On January 25, 1755 - or January 12 under the ‘Old Style’ Julian calendar that was in effect in Russia at the time - Count Shuvalov sent a bill on setting up the university to Her Majesty Elizabeth. January 25 was also the day of patron saint of the count’s mother Tatiana and that is why he declared St Tatiana the heavenly patroness of the newly opened university.

It was seventy-two years after the foundation of the university, however, that Moscow students began to celebrate St Tatiana’s Day as a festival in honor of their alma mater. Traditionally, the gala events would initially take place on April 26, or on the day when regular lectures at the university began in 1755.

However, in 1827, Emperor Nicholas I, whose reign was marked by the opening of a number of new universities and vital engineering colleges, signed a decree to shift the festivities to the day of instituting the university in Moscow.

In the old days, the celebrations would begin in an official atmosphere at the university’s Church of St Tatiana and would be followed the awarding ceremonies, receptions in honor of the leading lecturers and concerts. Eventually they would grow over into big drinking feasts for the students.

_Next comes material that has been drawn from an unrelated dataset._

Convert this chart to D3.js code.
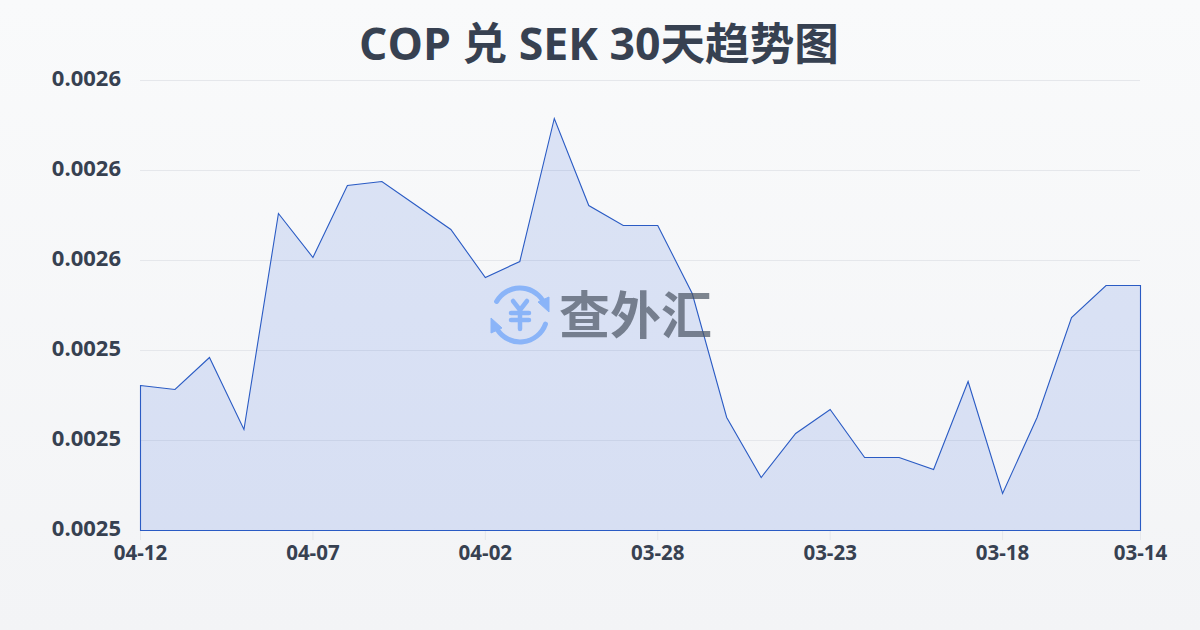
<!DOCTYPE html>
<html>
<head>
<meta charset="utf-8">
<script src="https://cdn.jsdelivr.net/npm/d3@7"></script>
<style>
  html, body { margin: 0; padding: 0; background: #f9fafb; }
  svg { display: block; }
  text { font-family: "Open Sans", "Noto Sans CJK SC", sans-serif; }
</style>
</head>
<body>
<div id="svg-container"></div>
<script>
;(function () {
  // Values
  const dates = ['04-12', '04-11', '04-10', '04-09', '04-08', '04-07', '04-06', '04-05', '04-04', '04-03',
    '04-02', '04-01', '03-31', '03-30', '03-29', '03-28', '03-27', '03-26', '03-25', '03-24',
    '03-23', '03-22', '03-21', '03-20', '03-19', '03-18', '03-17', '03-16', '03-15', '03-14']
  const rates = [0.00253222, 0.00253133, 0.00253844, 0.00252244, 0.00257044, 0.00256067, 0.00257667, 0.00257756, 0.00257222, 0.00256689,
    0.00255622, 0.00255978, 0.00259156, 0.00257222, 0.00256778, 0.00256778, 0.00255267, 0.00252511, 0.00251178, 0.00252156,
    0.00252689, 0.00251622, 0.00251622, 0.00251356, 0.00253311, 0.00250822, 0.00252511, 0.00254733, 0.00255444, 0.00255444]
  const dateTicks = ['04-12', '04-07', '04-02', '03-28', '03-23', '03-18', '03-14']
  const rateTicks = [0.0025, 0.00252, 0.00254, 0.00256, 0.00258, 0.0026]
  const title = 'COP 兑 SEK 30天趋势图'
  const brand = '查外汇'

  // Size & Margins
  const svgWidth = 1200,
    svgHeight = 630
  const margin = { top: 80, right: 60, bottom: 100, left: 140 }
  const width = svgWidth - margin.left - margin.right,
    height = svgHeight - margin.top - margin.bottom

  const textColor = '#374151'
  const gridColor = '#e5e7eb'
  const lineColor = '#2a5bc4'
  const fillColor = '#2a5fdc'

  const svg = d3
    .select('#svg-container')
    .append('svg')
    .attr('width', svgWidth)
    .attr('height', svgHeight)

  const bg = svg
    .append('defs')
    .append('linearGradient')
    .attr('id', 'bg')
    .attr('x1', '0%')
    .attr('x2', '0%')
    .attr('y1', '0%')
    .attr('y2', '100%')
  bg.append('stop').attr('offset', '0%').attr('stop-color', '#f9fafb')
  bg.append('stop').attr('offset', '100%').attr('stop-color', '#f3f4f6')

  svg
    .append('rect')
    .attr('width', svgWidth)
    .attr('height', svgHeight)
    .attr('fill', 'url(#bg)')

  svg
    .append('text')
    .attr('x', 599)
    .attr('y', 60)
    .attr('text-anchor', 'middle')
    .attr('fill', textColor)
    .style('font-size', '44.6px')
    .style('font-weight', 700)
    .text(title)

  const svgc = svg
    .append('g')
    .attr('transform', `translate(${margin.left}, ${margin.top})`)

  // Scales
  const x = d3.scalePoint().domain(dates).range([0, width])
  const y = d3.scaleLinear().domain([0.0025, 0.0026]).range([height, 0])

  // Grid + y labels
  svgc
    .append('g')
    .call(
      d3
        .axisLeft(y)
        .tickValues(rateTicks)
        .tickSize(-width)
        .tickPadding(19)
        .tickFormat(d => d.toFixed(4)),
    )
    .call(g => g.select('.domain').remove())
    .call(g => g.selectAll('.tick line').attr('stroke', gridColor).attr('stroke-width', 1))
    .call(g =>
      g
        .selectAll('.tick text')
        .attr('dy', '0.23em')
        .attr('fill', textColor)
        .style('font-size', '22px')
        .style('font-weight', 700),
    )

  // x axis
  svgc
    .append('g')
    .attr('transform', `translate(0, ${height})`)
    .call(d3.axisBottom(x).tickValues(dateTicks).tickSize(10).tickPadding(5))
    .call(g => g.select('.domain').remove())
    .call(g => g.selectAll('.tick line').attr('stroke', gridColor).attr('stroke-width', 1))
    .call(g =>
      g
        .selectAll('.tick text')
        .attr('fill', textColor)
        .style('font-size', '20.5px')
        .style('font-weight', 700),
    )

  const area = d3
    .area()
    .x((d, i) => x(dates[i]))
    .y0(height)
    .y1(d => y(d))

  svgc
    .append('path')
    .datum(rates)
    .attr('d', area)
    .attr('transform', 'translate(0.5, 0.5)')
    .attr('fill', fillColor)
    .attr('fill-opacity', 0.14)
    .attr('stroke', lineColor)
    .attr('stroke-width', 1.1)

  // Watermark
  const mark = svg.append('g').attr('transform', 'translate(520, 315)')
  const blue = '#8ab4f8'
  const arc = d3.arc().innerRadius(24.5).outerRadius(29.5).cornerRadius(2.5)
  mark.append('path').attr('d', arc({ startAngle: -1.14, endAngle: 1.1 })).attr('fill', blue)
  mark.append('path').attr('d', arc({ startAngle: 1.82, endAngle: 4.24 })).attr('fill', blue)
  // arrow heads and yen sign, drawn around the icon centre
  mark.append('path').attr('d', 'M18 -13 L29 -18 L29 -3 Z').attr('fill', blue).attr('stroke', blue).attr('stroke-linejoin', 'round')
  mark.append('path').attr('d', 'M-18 13 L-29 18 L-29 3 Z').attr('fill', blue).attr('stroke', blue).attr('stroke-linejoin', 'round')
  mark
    .append('path')
    .attr('d', 'M-7 -14 L0 -5 L7 -14 M-9 -2 H9 M-9 5 H9 M0 -5 V14')
    .attr('fill', 'none')
    .attr('stroke', blue)
    .attr('stroke-width', 4.5)
    .attr('stroke-linecap', 'round')

  svg
    .append('text')
    .attr('x', 559)
    .attr('y', 334)
    .attr('fill', '#4b5563')
    .attr('opacity', 0.7)
    .style('font-family', '"Noto Sans CJK SC"')
    .style('font-size', '51px')
    .style('font-weight', 700)
    .text(brand)
})()
</script>
</body>
</html>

The latter would celebrate the birth of their alma mater broadly and noisily, with the main carnivals on Tverskoi and Nikitsky Boulevards and Trubnaya Square.

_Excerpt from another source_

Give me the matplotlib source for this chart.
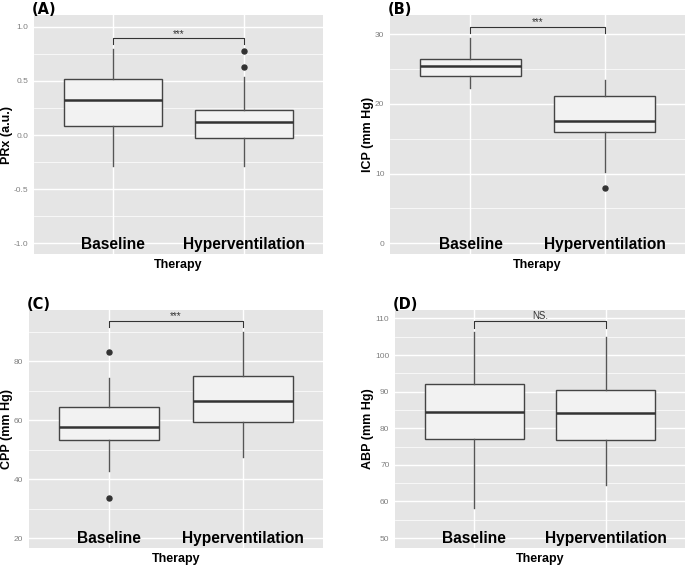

Journalist and writer Vladimir Gilyarovsky recalled in his books ‘Moscow and the Muscovites’: "On no other day of the year would the streets of Moscow be filled with noise so much as on Tatiana’s Day."

The young Anton Chekhov offered the following description of Tatiana’s Day in a feuilleton: "This year, the public drank up everything except the Moskva River - it luckily avoided the finale thanks to the fact it had frozen."

By the end of the 19th century, celebrations of Tatiana’s Day embraced the student communities in many other parts of Russia but the Ministry of Public Education banned them after a student revolt in St Petersburg in February 1899. Moscow University managed to revive the tradition briefly in 1911.

Tatiana’s Day fell into disfavor with the authorities again after the Bolshevik revolution of November 1917. The new government closed down the St Tatiana’s Church on the university compound in 1919 and turned its premised first into a reading hall, then into a club, and later into a student theater.

The first religious service devoted to St Tatiana was held at the church again on January 25, 1991. It was led by Patriarch Alexiy I. The tradition of festivities in honor of the students returned to Moscow Lomonosov State University in 1992 with the arrival of the new university president, Dr. Viktor Sadovnichy.

The Research Board of the university endorsed restoration of the home church on the old compound on Mokhovaya Street, right opposite the Kremlin, in 1993. Regular liturgies resumed there in 1995.

Moscow City Mayor Yuri Luzhkov made Tatiana’s Day, or Moscow University Day, an annual festive events in 2004. In 2005, it became an all-Russia student holiday by President Vladimir Putin’s decree.

Universities and colleges across the country will mark the festival this year by concerts, theatricals, the ceremonies of handing awards to best students, public actions, trivia games, quests, sightseeing tours, and sports competitions. Movie houses and museums in some cities cut down the entrance fees for students on this day. Some retail chains offer student discounts for the occasion, too.

In St Petersburg, the best students of the city will enjoy a special privileged opportunity to make the daily noon salvo from an artillery gun in the St Peter and Paul’s Fortress. Members of the student community will be invited to an annual winter ball later in the day.